The Winnipeg Folk Festival is about to begin its 2014 season, and the 40th year of entertainment! The festival will attract over 80,000 people this year and they’ll be entertained by 84 different acts from several countries. The Folk Festival has nearly 3000 dedicated volunteers who contribute well over 60,000 hours each year to create the magic that is the Winnipeg Folk Festival. They also are a major contributor to the Manitoba economy. The festival generates more than $29.4 million in economic activity and creates 281 jobs for the province of Manitoba. The impact on Gross Domestic Product (GDP) in Manitoba is estimated at $14.7 million. The GDP represents the estimated net economic activity generated from this signature Manitoba event.

They do a lot more than just the 5 days in July though their community programs offer a number of activities that include;

  • Folk Classes
  • Folk for Families
  • In the city Festival style work shops
  • Musical mentors
  • Galaxy young performers programs
  • Folk music camp

Earlier this year Winnipeg hosted the Juno’s and a number of events that led up to the Juno Awards night. I was fortunate enough to attend the event hosted by The Winnipeg Chamber of Commerce, who had Melanie Berry as the Keynote speaker. She had many great things to say about the Winnipeg musical community one that really struck home with me at the time and still resonates is that while “Winnipeg has 2.5% of Canada’s population we contribute 12% of Canada’s musicians”, something we should be very proud of!

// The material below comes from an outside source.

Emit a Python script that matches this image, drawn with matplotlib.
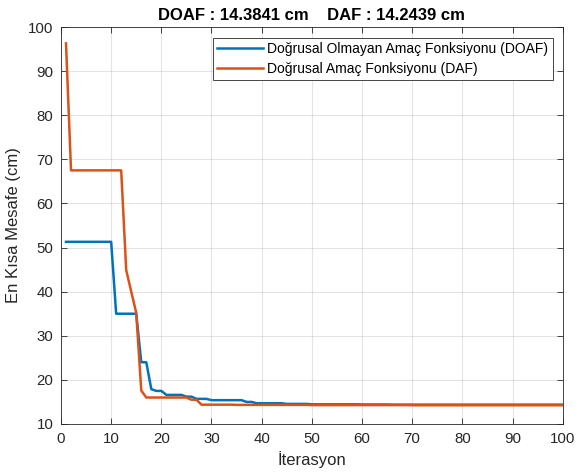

Knowing what a great international event the folk festival has become we have been very happy to support them were we can. This year we have again donated over 40 fire extinguishers to the event to ensure the safety of everyone involved. While many people both performers, and the audience love to be taken away by the music sometimes they are uplifted by other things as well. We want everyone coming home from the festival safe and sound so we can continue to be a force in Canada’s music scene! 

If you can make it burn, we can put it out!